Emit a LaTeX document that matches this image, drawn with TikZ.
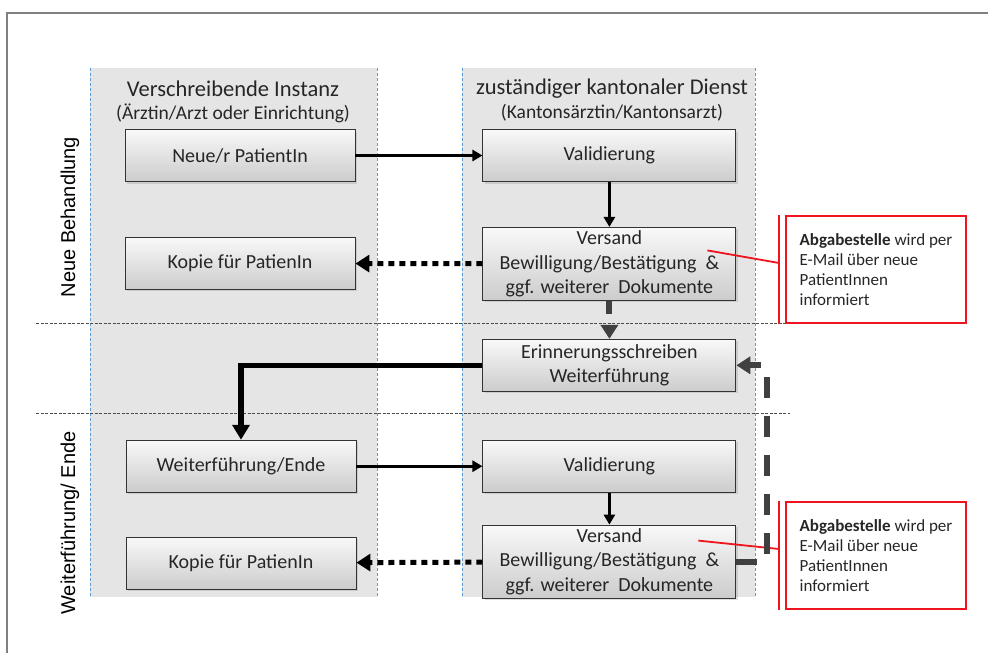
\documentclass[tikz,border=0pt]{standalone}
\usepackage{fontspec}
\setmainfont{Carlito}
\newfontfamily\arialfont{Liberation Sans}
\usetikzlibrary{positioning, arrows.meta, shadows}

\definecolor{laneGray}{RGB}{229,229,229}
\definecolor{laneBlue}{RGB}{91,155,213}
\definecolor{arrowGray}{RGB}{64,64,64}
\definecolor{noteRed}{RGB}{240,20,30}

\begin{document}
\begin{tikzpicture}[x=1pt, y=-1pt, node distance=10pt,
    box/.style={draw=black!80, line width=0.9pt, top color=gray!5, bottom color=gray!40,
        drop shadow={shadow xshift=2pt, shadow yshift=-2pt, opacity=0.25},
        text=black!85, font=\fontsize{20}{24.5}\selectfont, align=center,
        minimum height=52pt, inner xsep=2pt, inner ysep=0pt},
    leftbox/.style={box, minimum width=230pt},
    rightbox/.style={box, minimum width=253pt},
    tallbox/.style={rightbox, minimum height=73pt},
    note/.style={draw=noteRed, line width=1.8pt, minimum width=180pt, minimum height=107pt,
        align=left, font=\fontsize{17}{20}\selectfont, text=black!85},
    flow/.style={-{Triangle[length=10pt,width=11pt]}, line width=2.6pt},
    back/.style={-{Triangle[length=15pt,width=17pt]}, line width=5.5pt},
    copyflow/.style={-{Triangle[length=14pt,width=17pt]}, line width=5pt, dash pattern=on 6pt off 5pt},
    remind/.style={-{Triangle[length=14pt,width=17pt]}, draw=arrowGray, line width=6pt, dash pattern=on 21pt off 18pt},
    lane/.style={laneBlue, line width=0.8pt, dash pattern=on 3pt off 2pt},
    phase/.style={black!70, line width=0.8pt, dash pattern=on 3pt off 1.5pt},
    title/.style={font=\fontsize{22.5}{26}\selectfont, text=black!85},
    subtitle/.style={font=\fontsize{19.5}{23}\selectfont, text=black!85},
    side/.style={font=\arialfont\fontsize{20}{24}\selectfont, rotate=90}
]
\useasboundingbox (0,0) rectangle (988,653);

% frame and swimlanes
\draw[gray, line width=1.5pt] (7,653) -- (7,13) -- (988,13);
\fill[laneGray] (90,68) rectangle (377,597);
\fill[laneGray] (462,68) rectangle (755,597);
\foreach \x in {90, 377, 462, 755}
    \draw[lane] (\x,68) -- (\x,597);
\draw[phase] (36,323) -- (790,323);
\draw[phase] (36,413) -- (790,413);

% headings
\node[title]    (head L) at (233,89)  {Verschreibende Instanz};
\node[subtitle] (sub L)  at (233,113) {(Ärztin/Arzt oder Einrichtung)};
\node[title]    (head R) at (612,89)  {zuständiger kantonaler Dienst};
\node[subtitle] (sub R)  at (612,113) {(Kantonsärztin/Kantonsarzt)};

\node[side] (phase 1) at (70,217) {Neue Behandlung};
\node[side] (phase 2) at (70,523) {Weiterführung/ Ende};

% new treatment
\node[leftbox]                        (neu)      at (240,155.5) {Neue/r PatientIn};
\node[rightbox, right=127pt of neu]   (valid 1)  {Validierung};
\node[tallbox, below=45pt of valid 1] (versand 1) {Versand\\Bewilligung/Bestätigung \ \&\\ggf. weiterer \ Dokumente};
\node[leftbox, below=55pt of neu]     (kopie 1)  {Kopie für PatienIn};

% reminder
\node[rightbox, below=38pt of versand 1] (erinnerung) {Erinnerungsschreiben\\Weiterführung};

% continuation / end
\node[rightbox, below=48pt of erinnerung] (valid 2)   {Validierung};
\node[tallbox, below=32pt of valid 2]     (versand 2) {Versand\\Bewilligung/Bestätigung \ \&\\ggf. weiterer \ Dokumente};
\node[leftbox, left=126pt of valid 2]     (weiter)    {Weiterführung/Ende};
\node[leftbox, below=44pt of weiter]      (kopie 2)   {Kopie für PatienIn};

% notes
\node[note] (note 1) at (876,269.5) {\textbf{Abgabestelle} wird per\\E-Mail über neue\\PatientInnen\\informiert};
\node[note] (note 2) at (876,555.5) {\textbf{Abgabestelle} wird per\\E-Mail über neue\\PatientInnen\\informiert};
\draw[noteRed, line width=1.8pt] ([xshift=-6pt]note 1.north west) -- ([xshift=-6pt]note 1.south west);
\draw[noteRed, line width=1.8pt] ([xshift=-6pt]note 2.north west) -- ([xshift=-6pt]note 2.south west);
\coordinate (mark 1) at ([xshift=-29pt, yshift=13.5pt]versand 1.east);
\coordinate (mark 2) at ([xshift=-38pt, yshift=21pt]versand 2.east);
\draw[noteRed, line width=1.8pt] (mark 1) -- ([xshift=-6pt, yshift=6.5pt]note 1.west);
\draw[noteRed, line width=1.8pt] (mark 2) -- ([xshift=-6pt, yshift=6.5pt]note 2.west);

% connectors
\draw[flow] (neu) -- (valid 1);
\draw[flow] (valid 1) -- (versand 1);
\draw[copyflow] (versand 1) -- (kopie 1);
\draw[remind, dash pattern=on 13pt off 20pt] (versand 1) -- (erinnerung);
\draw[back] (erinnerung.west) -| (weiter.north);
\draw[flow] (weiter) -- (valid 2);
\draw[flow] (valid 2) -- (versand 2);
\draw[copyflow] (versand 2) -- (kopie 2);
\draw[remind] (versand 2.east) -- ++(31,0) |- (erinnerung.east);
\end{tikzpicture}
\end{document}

◆ ◆ ◆ ◆ ◆

**WHAT YOU NEED TO DO**
Write out the full set of lines verbatim, without the pictures.

**COMPLETED TASK**
Emit a LaTeX document that matches this image, drawn with TikZ.
\documentclass[tikz,border=0pt]{standalone}
\usepackage{fontspec}
\setmainfont{Carlito}
\newfontfamily\arialfont{Liberation Sans}
\usetikzlibrary{positioning, arrows.meta, shadows}

\definecolor{laneGray}{RGB}{229,229,229}
\definecolor{laneBlue}{RGB}{91,155,213}
\definecolor{arrowGray}{RGB}{64,64,64}
\definecolor{noteRed}{RGB}{240,20,30}

\begin{document}
\begin{tikzpicture}[x=1pt, y=-1pt, node distance=10pt,
    box/.style={draw=black!80, line width=0.9pt, top color=gray!5, bottom color=gray!40,
        drop shadow={shadow xshift=2pt, shadow yshift=-2pt, opacity=0.25},
        text=black!85, font=\fontsize{20}{24.5}\selectfont, align=center,
        minimum height=52pt, inner xsep=2pt, inner ysep=0pt},
    leftbox/.style={box, minimum width=230pt},
    rightbox/.style={box, minimum width=253pt},
    tallbox/.style={rightbox, minimum height=73pt},
    note/.style={draw=noteRed, line width=1.8pt, minimum width=180pt, minimum height=107pt,
        align=left, font=\fontsize{17}{20}\selectfont, text=black!85},
    flow/.style={-{Triangle[length=10pt,width=11pt]}, line width=2.6pt},
    back/.style={-{Triangle[length=15pt,width=17pt]}, line width=5.5pt},
    copyflow/.style={-{Triangle[length=14pt,width=17pt]}, line width=5pt, dash pattern=on 6pt off 5pt},
    remind/.style={-{Triangle[length=14pt,width=17pt]}, draw=arrowGray, line width=6pt, dash pattern=on 21pt off 18pt},
    lane/.style={laneBlue, line width=0.8pt, dash pattern=on 3pt off 2pt},
    phase/.style={black!70, line width=0.8pt, dash pattern=on 3pt off 1.5pt},
    title/.style={font=\fontsize{22.5}{26}\selectfont, text=black!85},
    subtitle/.style={font=\fontsize{19.5}{23}\selectfont, text=black!85},
    side/.style={font=\arialfont\fontsize{20}{24}\selectfont, rotate=90}
]
\useasboundingbox (0,0) rectangle (988,653);

% frame and swimlanes
\draw[gray, line width=1.5pt] (7,653) -- (7,13) -- (988,13);
\fill[laneGray] (90,68) rectangle (377,597);
\fill[laneGray] (462,68) rectangle (755,597);
\foreach \x in {90, 377, 462, 755}
    \draw[lane] (\x,68) -- (\x,597);
\draw[phase] (36,323) -- (790,323);
\draw[phase] (36,413) -- (790,413);

% headings
\node[title]    (head L) at (233,89)  {Verschreibende Instanz};
\node[subtitle] (sub L)  at (233,113) {(Ärztin/Arzt oder Einrichtung)};
\node[title]    (head R) at (612,89)  {zuständiger kantonaler Dienst};
\node[subtitle] (sub R)  at (612,113) {(Kantonsärztin/Kantonsarzt)};

\node[side] (phase 1) at (70,217) {Neue Behandlung};
\node[side] (phase 2) at (70,523) {Weiterführung/ Ende};

% new treatment
\node[leftbox]                        (neu)      at (240,155.5) {Neue/r PatientIn};
\node[rightbox, right=127pt of neu]   (valid 1)  {Validierung};
\node[tallbox, below=45pt of valid 1] (versand 1) {Versand\\Bewilligung/Bestätigung \ \&\\ggf. weiterer \ Dokumente};
\node[leftbox, below=55pt of neu]     (kopie 1)  {Kopie für PatienIn};

% reminder
\node[rightbox, below=38pt of versand 1] (erinnerung) {Erinnerungsschreiben\\Weiterführung};

% continuation / end
\node[rightbox, below=48pt of erinnerung] (valid 2)   {Validierung};
\node[tallbox, below=32pt of valid 2]     (versand 2) {Versand\\Bewilligung/Bestätigung \ \&\\ggf. weiterer \ Dokumente};
\node[leftbox, left=126pt of valid 2]     (weiter)    {Weiterführung/Ende};
\node[leftbox, below=44pt of weiter]      (kopie 2)   {Kopie für PatienIn};

% notes
\node[note] (note 1) at (876,269.5) {\textbf{Abgabestelle} wird per\\E-Mail über neue\\PatientInnen\\informiert};
\node[note] (note 2) at (876,555.5) {\textbf{Abgabestelle} wird per\\E-Mail über neue\\PatientInnen\\informiert};
\draw[noteRed, line width=1.8pt] ([xshift=-6pt]note 1.north west) -- ([xshift=-6pt]note 1.south west);
\draw[noteRed, line width=1.8pt] ([xshift=-6pt]note 2.north west) -- ([xshift=-6pt]note 2.south west);
\coordinate (mark 1) at ([xshift=-29pt, yshift=13.5pt]versand 1.east);
\coordinate (mark 2) at ([xshift=-38pt, yshift=21pt]versand 2.east);
\draw[noteRed, line width=1.8pt] (mark 1) -- ([xshift=-6pt, yshift=6.5pt]note 1.west);
\draw[noteRed, line width=1.8pt] (mark 2) -- ([xshift=-6pt, yshift=6.5pt]note 2.west);

% connectors
\draw[flow] (neu) -- (valid 1);
\draw[flow] (valid 1) -- (versand 1);
\draw[copyflow] (versand 1) -- (kopie 1);
\draw[remind, dash pattern=on 13pt off 20pt] (versand 1) -- (erinnerung);
\draw[back] (erinnerung.west) -| (weiter.north);
\draw[flow] (weiter) -- (valid 2);
\draw[flow] (valid 2) -- (versand 2);
\draw[copyflow] (versand 2) -- (kopie 2);
\draw[remind] (versand 2.east) -- ++(31,0) |- (erinnerung.east);
\end{tikzpicture}
\end{document}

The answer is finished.